Mord wegen Maskenpflicht? Im Prozess um den tödlichen Schuss auf einen Tankstellenmitarbeiter hat der Angeklagte gestanden. Die Corona-Regeln hätten ihm zunehmend zugesetzt.
Ein halbes Jahr nach dem tödlichen Schuss auf einen Tankstellen-Mitarbeiter im Streit um die Corona-Maskenpflicht hat der Angeklagte die Tat gestanden. "Ich bereue sie zutiefst", erklärte der 50-Jährige vor dem Landgericht Bad Kreuznach in einer schriftlichen Stellungnahme, die von seinem Anwalt verlesen wurde. Erklären könne er sich sein Handeln bis heute nicht. Er sei sich der Schwere der Tat bewusst und bitte die Angehörigen des 20 Jahre alten Opfers um Entschuldigung.
Die Mutter des Getöteten verfolgte die Aussage des Angeklagten sichtlich erschüttert. Sie ist in dem Prozess als Nebenklägerin zugelassen.
Opfer forderte Angeklagten auf, Mundschutz zu tragen
Der Schütze schilderte, was sich am Abend des 18. September 2021 aus seiner Sicht in Idar-Oberstein (Rheinland-Pfalz) zugetragen hatte. Er habe vor der Tat zu viel getrunken "und die Sicherung ist durchgebrannt", berichtete der Angeklagte. Er habe bereits sieben bis acht Halbliter-Dosen Bier intus gehabt und sich an einer Tankstelle mit weiterem Bier eindecken wollen.
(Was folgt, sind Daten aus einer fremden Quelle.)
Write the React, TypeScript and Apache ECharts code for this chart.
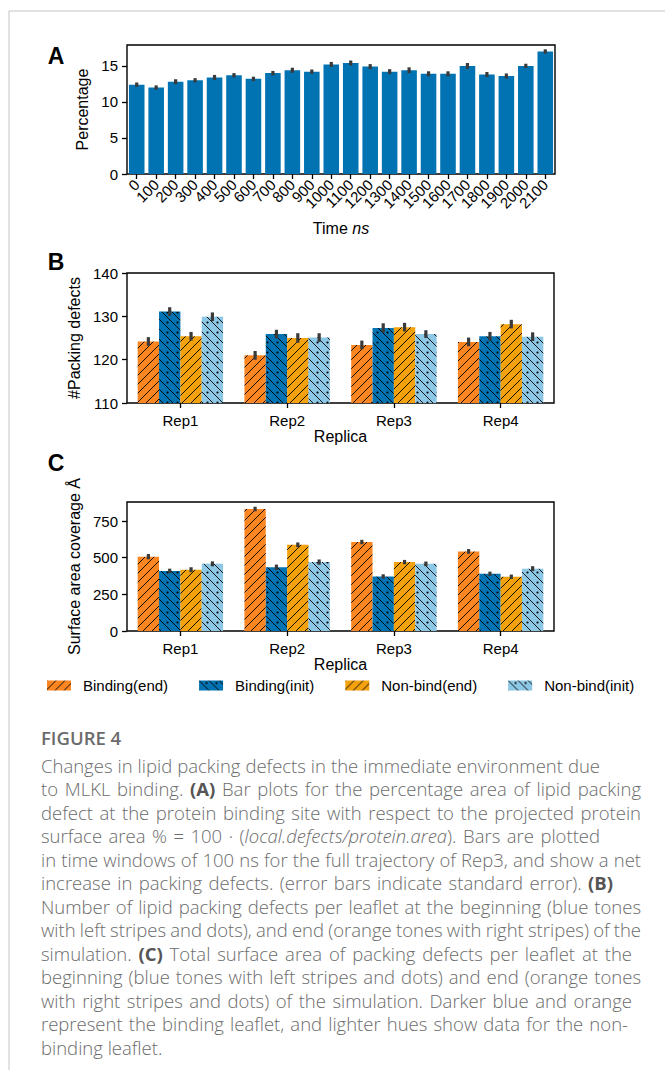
import React, { useEffect, useRef } from "react";
import * as echarts from "echarts";

// ---------- DATA ----------
const timeLabels = ["0", "100", "200", "300", "400", "500", "600", "700", "800", "900", "1000", "1100", "1200", "1300", "1400", "1500", "1600", "1700", "1800", "1900", "2000", "2100"];
const percentValues = [12.4, 12.0, 12.8, 13.0, 13.4, 13.7, 13.2, 14.0, 14.4, 14.2, 15.2, 15.4, 14.9, 14.2, 14.4, 13.9, 13.9, 15.0, 13.8, 13.6, 15.0, 17.0];
const percentErrors = [0.3, 0.3, 0.35, 0.3, 0.35, 0.3, 0.3, 0.3, 0.35, 0.3, 0.35, 0.35, 0.35, 0.35, 0.4, 0.35, 0.35, 0.4, 0.35, 0.35, 0.3, 0.3];

const replicas = ["Rep1", "Rep2", "Rep3", "Rep4"];
const seriesNames = ["Binding(end)", "Binding(init)", "Non-bind(end)", "Non-bind(init)"];

const defectsBindingEnd = [124.2, 121.0, 123.4, 124.1];
const defectsBindingInit = [131.1, 125.9, 127.3, 125.4];
const defectsNonbindEnd = [125.4, 125.0, 127.5, 128.2];
const defectsNonbindInit = [129.9, 125.1, 125.9, 125.3];
const defectsErrBindingEnd = [1.0, 1.0, 1.0, 1.0];
const defectsErrBindingInit = [1.0, 1.0, 1.1, 1.0];
const defectsErrNonbindEnd = [1.0, 1.1, 1.0, 1.0];
const defectsErrNonbindInit = [1.0, 1.0, 0.9, 1.0];

const areaBindingEnd = [507, 832, 607, 543];
const areaBindingInit = [409, 435, 372, 390];
const areaNonbindEnd = [418, 588, 470, 370];
const areaNonbindInit = [458, 470, 458, 425];
const areaErrBindingEnd = [18, 15, 15, 16];
const areaErrBindingInit = [16, 18, 15, 15];
const areaErrNonbindEnd = [17, 16, 15, 15];
const areaErrNonbindInit = [17, 18, 16, 17];

const percentTicks = [0, 5, 10, 15];
const defectsTicks = [110, 120, 130, 140];
const areaTicks = [0, 250, 500, 750];

const captionTitle = "FIGURE 4";
const captionLines = [
  "Changes in lipid packing defects in the immediate environment due",
  "to MLKL binding. {b|(A)} Bar plots for the percentage area of lipid packing",
  "defect at the protein binding site with respect to the projected protein",
  "surface area % = 100 · ({i|local.defects/protein.area}). Bars are plotted",
  "in time windows of 100 ns for the full trajectory of Rep3, and show a net",
  "increase in packing defects. (error bars indicate standard error). {b|(B)}",
  "Number of lipid packing defects per leaflet at the beginning (blue tones",
  "with left stripes and dots), and end (orange tones with right stripes) of the",
  "simulation. {b|(C)} Total surface area of packing defects per leaflet at the",
  "beginning (blue tones with left stripes and dots) and end (orange tones",
  "with right stripes and dots) of the simulation. Darker blue and orange",
  "represent the binding leaflet, and lighter hues show data for the non-",
  "binding leaflet.",
];
// right edge each caption line reaches (layout), 0 = natural width
const captionLineEnds = [600, 641, 641, 600, 641, 613, 641, 641, 632, 641, 632, 628, 0];

// ---------- STYLE ----------
const FONT = "'Liberation Sans', Arial, sans-serif";
const CAP_FAMILY = "Open Sans";
const CAP_SIZE = 18.5;
const CAP_WEIGHT = 300;
const CAP_COLOR = "#6b6b6b";
const C_BLUE = "#0173b2";
const C_ORANGE = "#fb8521";
const C_ORANGE2 = "#f3a10c";
const C_LIGHT = "#8dc7e6";
const ERR = "#3a3a3a";

function hatch(bg: string, kind: "fwd" | "back", P: number) {
  let body = "";
  if (kind === "fwd") {
    body = `<path d="M0 ${P} L${P} 0 M-1 1 L1 -1 M${P - 1} ${P + 1} L${P + 1} ${P - 1}" stroke="#000" stroke-width="0.9" fill="none"/>`;
  } else {
    body = `<path d="M0 0 L${P} ${P} M${P - 1} -1 L${P + 1} 1 M-1 ${P - 1} L1 ${P + 1}" stroke="#000" stroke-width="0.9" fill="none"/>` +
      `<circle cx="${P * 0.75}" cy="${P * 0.25}" r="1.1" fill="#000"/>`;
  }
  const svg = `<svg xmlns="http://www.w3.org/2000/svg" width="${P}" height="${P}"><rect width="${P}" height="${P}" fill="${bg}"/>${body}</svg>`;
  return {
    image: "data:image/svg+xml;charset=utf-8," + encodeURIComponent(svg),
    repeat: "repeat",
    imageWidth: P,
    imageHeight: P,
  } as any;
}

let measureCtx: CanvasRenderingContext2D | null = null;
function measure(text: string, style: string) {
  if (!measureCtx) measureCtx = document.createElement("canvas").getContext("2d");
  const ctx = measureCtx!;
  let font = `${CAP_WEIGHT} ${CAP_SIZE}px "${CAP_FAMILY}"`;
  if (style === "b") font = `bold ${CAP_SIZE}px "${CAP_FAMILY}"`;
  if (style === "i") font = `italic ${CAP_WEIGHT} ${CAP_SIZE}px "${CAP_FAMILY}"`;
  ctx.font = font;
  return ctx.measureText(text).width;
}
function wordWidth(word: string) {
  const re = /\{(\w)\|([^}]*)\}|([^{]+)/g;
  let m: RegExpExecArray | null;
  let w = 0;
  while ((m = re.exec(word))) {
    if (m[3] !== undefined) w += measure(m[3], "n");
    else w += measure(m[2], m[1]);
  }
  return w;
}

export default function App() {
  const ref = useRef<HTMLDivElement>(null);
  useEffect(() => {
    document.body.style.margin = "0";
    const chart = echarts.init(ref.current!, null, { renderer: "svg" });

    const patterns = [
      hatch(C_ORANGE, "fwd", 9),
      hatch(C_BLUE, "back", 10),
      hatch(C_ORANGE2, "fwd", 9),
      hatch(C_LIGHT, "back", 10),
    ];
    const defectsVals = [defectsBindingEnd, defectsBindingInit, defectsNonbindEnd, defectsNonbindInit];
    const defectsErrs = [defectsErrBindingEnd, defectsErrBindingInit, defectsErrNonbindEnd, defectsErrNonbindInit];
    const areaVals = [areaBindingEnd, areaBindingInit, areaNonbindEnd, areaNonbindInit];
    const areaErrs = [areaErrBindingEnd, areaErrBindingInit, areaErrNonbindEnd, areaErrNonbindInit];

    const errRender = (params: any, api: any) => {
      const ci = api.value(0);
      const lo = api.value(1);
      const hi = api.value(2);
      const k = api.value(3);
      const band = api.size([1, 0])[0];
      const off = k < 0 ? 0 : (k - 1.5) * band * 0.2;
      const p1 = api.coord([ci, hi]);
      const p2 = api.coord([ci, lo]);
      return {
        type: "rect",
        shape: { x: p1[0] + off - 1.6, y: p1[1], width: 3.2, height: p2[1] - p1[1] },
        style: { fill: ERR },
      };
    };

    const axisTickCommon = { show: true, length: 5, lineStyle: { color: "#000", width: 1.3 } };
    const labelCommon = { fontFamily: FONT, fontSize: 15, color: "#000" };

    const xCat = (gi: number, data: string[], extra: any) => ({
      type: "category",
      gridIndex: gi,
      data,
      axisLine: { show: false },
      axisTick: { ...axisTickCommon, alignWithLabel: true },
      axisLabel: { ...labelCommon, ...extra.label },
      nameLocation: "middle",
      nameTextStyle: { fontFamily: FONT, fontSize: 16, color: "#000", rich: extra.rich },
      name: extra.name,
      nameGap: extra.nameGap,
    });
    const yVal = (gi: number, min: number, max: number, ticks: number[], name: string, nameGap: number) => ({
      type: "value",
      gridIndex: gi,
      min,
      max,
      splitLine: { show: false },
      axisLine: { show: false },
      axisTick: { ...axisTickCommon, customValues: ticks },
      axisLabel: { ...labelCommon, margin: 9, customValues: ticks },
      name,
      nameLocation: "middle",
      nameRotate: 90,
      nameGap,
      nameTextStyle: { fontFamily: FONT, fontSize: 16, color: "#000" },
    });

    const series: any[] = [];
    series.push({
      type: "bar",
      xAxisIndex: 0,
      yAxisIndex: 0,
      data: percentValues,
      barCategoryGap: "20%",
      itemStyle: { color: C_BLUE },
      silent: true,
    });
    series.push({
      type: "custom",
      xAxisIndex: 0,
      yAxisIndex: 0,
      renderItem: errRender,
      encode: { x: 0, y: [1, 2] },
      data: percentValues.map((v, i) => [i, v - percentErrors[i], v + percentErrors[i], -1]),
      z: 5,
      silent: true,
    });
    for (let k = 0; k < 4; k++) {
      series.push({
        type: "bar",
        name: seriesNames[k],
        xAxisIndex: 1,
        yAxisIndex: 1,
        data: defectsVals[k],
        barGap: "0%",
        barCategoryGap: "20%",
        itemStyle: { color: patterns[k] },
        silent: true,
      });
    }
    series.push({
      type: "custom",
      xAxisIndex: 1,
      yAxisIndex: 1,
      renderItem: errRender,
      encode: { x: 0, y: [1, 2] },
      data: defectsVals.flatMap((arr, k) => arr.map((v, i) => [i, v - defectsErrs[k][i], v + defectsErrs[k][i], k])),
      z: 5,
      silent: true,
    });
    for (let k = 0; k < 4; k++) {
      series.push({
        type: "bar",
        name: seriesNames[k],
        xAxisIndex: 2,
        yAxisIndex: 2,
        data: areaVals[k],
        barGap: "0%",
        barCategoryGap: "20%",
        itemStyle: { color: patterns[k] },
        silent: true,
      });
    }
    series.push({
      type: "custom",
      xAxisIndex: 2,
      yAxisIndex: 2,
      renderItem: errRender,
      encode: { x: 0, y: [1, 2] },
      data: areaVals.flatMap((arr, k) => arr.map((v, i) => [i, v - areaErrs[k][i], v + areaErrs[k][i], k])),
      z: 5,
      silent: true,
    });

    const graphics: any[] = [
      { type: "line", shape: { x1: 9, y1: 11, x2: 665, y2: 11 }, style: { stroke: "#d9d9d9", lineWidth: 1.5 } },
      { type: "line", shape: { x1: 9, y1: 11, x2: 9, y2: 1070 }, style: { stroke: "#d9d9d9", lineWidth: 1.5 } },
      { type: "text", x: 56, y: 56, style: { text: "A", font: `bold 23px ${FONT}`, fill: "#000", textAlign: "center", textVerticalAlign: "middle" } },
      { type: "text", x: 56, y: 262, style: { text: "B", font: `bold 23px ${FONT}`, fill: "#000", textAlign: "center", textVerticalAlign: "middle" } },
      { type: "text", x: 56, y: 463, style: { text: "C", font: `bold 23px ${FONT}`, fill: "#000", textAlign: "center", textVerticalAlign: "middle" } },
      { type: "text", x: 41, y: 737, style: { text: captionTitle, fontFamily: CAP_FAMILY, fontSize: 18.5, fontWeight: 600, fill: CAP_COLOR, textVerticalAlign: "middle" } },
    ];
    const rich = {
      b: { fontFamily: CAP_FAMILY, fontSize: CAP_SIZE, fontWeight: "bold", fill: "#555" },
      i: { fontFamily: CAP_FAMILY, fontSize: CAP_SIZE, fontWeight: CAP_WEIGHT, fontStyle: "italic", fill: CAP_COLOR },
    };
    const x0 = 41;
    const spaceW = measure(" ", "n");
    captionLines.forEach((ln, li) => {
      const words = ln.split(" ");
      const widths = words.map(wordWidth);
      const total = widths.reduce((a, b) => a + b, 0);
      const end = captionLineEnds[li];
      let gap = spaceW;
      if (end > 0 && words.length > 1) gap = (end - x0 - total) / (words.length - 1);
      let x = x0;
      const y = 765 + li * 23.5;
      words.forEach((w, wi) => {
        graphics.push({
          type: "text",
          x,
          y,
          style: {
            text: w,
            fontFamily: CAP_FAMILY,
            fontSize: CAP_SIZE,
            fontWeight: CAP_WEIGHT,
            fill: CAP_COLOR,
            textVerticalAlign: "middle",
            rich,
          },
        });
        x += widths[wi] + gap;
      });
    });

    chart.setOption({
      animation: false,
      backgroundColor: "#fff",
      grid: [
        { left: 127, top: 45, width: 428, height: 129, show: true, borderColor: "#000", borderWidth: 1.4, containLabel: false },
        { left: 127, top: 273, width: 427, height: 130, show: true, borderColor: "#000", borderWidth: 1.4, containLabel: false },
        { left: 127, top: 502, width: 427, height: 129, show: true, borderColor: "#000", borderWidth: 1.4, containLabel: false },
      ],
      xAxis: [
        xCat(0, timeLabels, { label: { rotate: 45, margin: 8, interval: 0 }, name: "Time {i|ns}", nameGap: 46, rich: { i: { fontStyle: "italic", fontFamily: FONT, fontSize: 16 } } }),
        xCat(1, replicas, { label: { margin: 10 }, name: "Replica", nameGap: 25 }),
        xCat(2, replicas, { label: { margin: 10 }, name: "Replica", nameGap: 25 }),
      ],
      yAxis: [
        yVal(0, 0, 17.9, percentTicks, "Percentage", 30),
        yVal(1, 110, 140, defectsTicks, "#Packing defects", 40),
        yVal(2, 0, 880, areaTicks, "Surface area coverage Å", 42),
      ],
      legend: {
        data: seriesNames,
        left: 47,
        top: 678,
        padding: 0,
        icon: "rect",
        itemWidth: 24,
        itemHeight: 10,
        itemGap: 31,
        textStyle: { fontFamily: FONT, fontSize: 15, color: "#000", padding: [0, 0, 0, 7] },
        selectedMode: false,
      },
      series,
      graphic: graphics,
    });
    return () => chart.dispose();
  }, []);
  return <div ref={ref} style={{ position: "absolute", left: 0, top: 0, width: 665, height: 1070 }} />;
}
Dort habe er sich provoziert gefühlt, weil der Tankstellen-Mitarbeiter ihn kategorisch auf die Maskenpflicht hingewiesen habe und ihm kein Bier verkaufen wollte.
Der Angeklagte habe sich deshalb an einer anderen Tankstelle damit versorgt. Zu Hause habe er sich immer mehr über das Verhalten des Tankstellen-Mitarbeiters aufgeregt. Er habe einen geladenen Revolver aus seinem Nachttisch geholt und sei erneut zu der Tankstelle gefahren mit dem Entschluss, den Angestellten zu erschießen, "um ein Zeichen zu setzen".
"Hahn gespannnt und abgedrückt"
In der Tankstelle habe er seine Maske heruntergezogen, "die Waffe gezogen, den Hahn gespannt und abgedrückt". Was genau in seinem Kopf vorgegangen sei, daran erinnere er sich nicht mehr, antwortete der Angeklagte auf die Frage der Vorsitzenden Richterin Claudia Büch-Schmitz.
Der Angreifer leidet nach eigenen Worten an Asthma und einer Verengung der Luftröhre. Deshalb habe er keine Maske tragen wollen. Ein Attest, das ihn von der Maskenpflicht befreit hätte, habe er nicht gehabt, antwortete er der Richterin. Es sei ein "erniedrigender Gedanke" für ihn gewesen, seinen "Gesundheitszustand offenbaren" zu müssen.
Wegen der Corona-Regeln immer mehr isoliert
Er habe sich im Lauf der Monate immer mehr isoliert. Er habe sich in Internet-Foren informiert, immer mehr in einer "Blase" gelebt und sei auch sprachlich "verroht". Mit Blick auf die Corona-Maßnahmen und die Politiker fühte der Angeklagte hinzu:
Er habe das Gefühl gehabt, dass der Staat immer schärfer seine Bürger überwache "wie früher in der DDR". Die Familie des Angeklagten war Mitte der 1970er Jahre aus der DDR geflüchtet.
Anklage auch wegen unerlaubten Waffenbesitzes
Nach seiner Sicht waren die Corona-Beschränkungen auch dafür verantwortlich, dass er nicht zur Beerdigung seines Vaters habe gehen dürfen. Dieser habe sich nach einer schweren Krebserkrankung im Jahr 2020 erschossen und zuvor auch seine Frau - die Mutter des Angeklagten - mit einem Schuss ins Gesicht schwer verletzt. Auch sie habe er wegen der Auflagen nicht im Krankenhaus besuchen dürfen. Inzwischen sei die Mutter an Krebs gestorben. Der Revolver, mit dem er auf den Tankstellen-Mitarbeiter schoss, habe früher seinem Vater gehört.
Die Tat hatte bundesweit für Entsetzen gesorgt. Angeklagt ist der 50-jährige Deutsche auch wegen unerlaubten Waffenbesitzes. Die Anwälte hatten vor Beginn des Prozesses deutlich gemacht, dass sie Zweifel daran haben, dass bei der Tat die Mordmerkmale Heimtücke und niedrige Beweggründe erfüllt sind.